Tech Days 2017: Broadening Our Look at Technology
by Matt Broughton, Technology Learning Coach
For the first few days in February, kindergarten to grade 9 students participated in our very first YIS Tech Days. Students attended workshops related to technology ranging from creating pinhole cameras to the basics of coding to learning how to create a DIY recording studio.
As a new initiative here at YIS, our aim was to allow students to experience technology in a way that they might not see in their usual classes. This teaser into computational thinking, creation and technology allowed students the opportunity for new experiences that might persuade them to further their inquiry into technology across all disciplines.
With Tech Days, we were very careful to expand the definition of technology. Our students usually think of technology as mobile phones, iPads, computers and other IT based devices. However, we want students to see technology with a wider field of vision, as the use and knowledge of techniques and processes for producing goods and services. Our Tech Days allowed students to work beyond digital based technology and to find passion in solving problems.
We also felt it was important to introduce our students to the idea of computational thinking. Many of our Tech Days workshops allowed our students to think in an algorithmic, computational way. As explained by Dr. Dan Crow, chief technology officer of Songkick, and visiting professor of computer science at Leeds University:
This is not primarily about equipping the next generation to work as software engineers, it is about promoting computational thinking. Computational thinking is how software engineers solve problems. It combines mathematics, logic and algorithms, and teaches you a new way to think about the world.

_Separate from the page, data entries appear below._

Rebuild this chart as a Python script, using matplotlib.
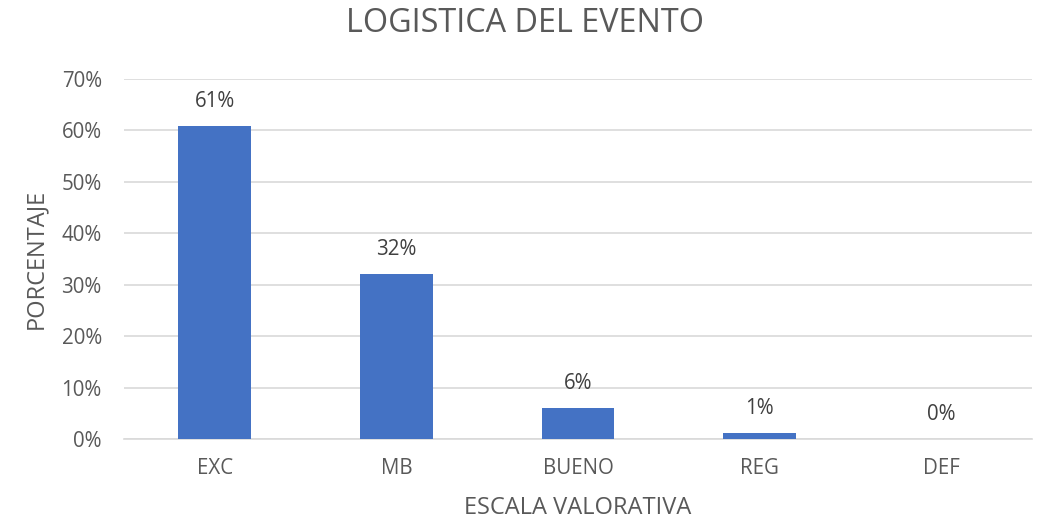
import matplotlib
matplotlib.use("Agg")
import matplotlib.pyplot as plt
from matplotlib.ticker import FuncFormatter

categories = ["EXC", "MB", "BUENO", "REG", "DEF"]
values = [0.608, 0.321, 0.060, 0.012, 0.0]
labels = ["61%", "32%", "6%", "1%", "0%"]
yticks = [0, 0.1, 0.2, 0.3, 0.4, 0.5, 0.6, 0.7]

plt.rcParams['font.family'] = ['Open Sans', 'DejaVu Sans']
txt = '#595959'

W, H = 1040, 521
fig = plt.figure(figsize=(W/100, H/100), dpi=100)
ax = fig.add_axes([124/W, 1-439/H, (1032-124)/W, (439-79)/H])

x = range(len(categories))
bars = ax.bar(x, values, width=0.4, color='#4472C4', zorder=3)
for xi, v, lab in zip(x, values, labels):
    ax.annotate(lab, (xi, v), xytext=(0, 10), textcoords='offset points',
                ha='center', va='bottom', fontsize=14.8, color='#404040')

ax.set_xlim(-0.5, len(categories)-0.5)
ax.set_ylim(0, 0.7)
ax.set_yticks(yticks)
ax.yaxis.set_major_formatter(FuncFormatter(lambda v, p: f"{v*100:.0f}%"))
ax.set_xticks(list(x))
ax.set_xticklabels(categories)
ax.tick_params(axis='both', length=0, labelsize=14.8, colors=txt)
ax.tick_params(axis='y', pad=16)
ax.tick_params(axis='x', pad=14)
ax.grid(axis='y', color='#d9d9d9', linewidth=1.2, zorder=0)
for s in ['top', 'right', 'left']:
    ax.spines[s].set_visible(False)
ax.spines['bottom'].set_color('#d9d9d9')
ax.spines['bottom'].set_linewidth(1.2)

fig.text(0.505, 1-24/H, "LOGISTICA DEL EVENTO", fontsize=23.3, color=txt,
         ha='center', va='center')
ax.set_xlabel("ESCALA VALORATIVA", fontsize=17, color=txt, labelpad=12)
ax.set_ylabel("PORCENTAJE", fontsize=17, color=txt, labelpad=10)

fig.savefig("out.png", dpi=100, facecolor='white')
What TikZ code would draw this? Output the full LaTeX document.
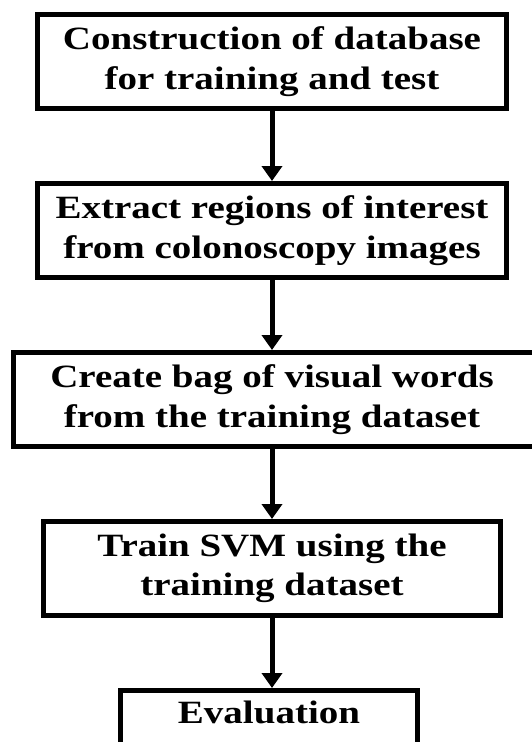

Computational thinking teaches you how to tackle large problems by breaking them down into a sequence of smaller, more manageable problems. It allows you to tackle complex problems in efficient ways that operate at huge scale. It involves creating models of the real world with a suitable level of abstraction, and focus on the most pertinent aspects. It helps you go from specific solutions to general ones.*
Our students' experiences with technology and computational thinking does not end with Tech Days. These ideas can be found throughout our curriculum and in after school activities. We look forward to seeing how students will build on this initiative, using technology to tackle the challenges of 2017 and beyond.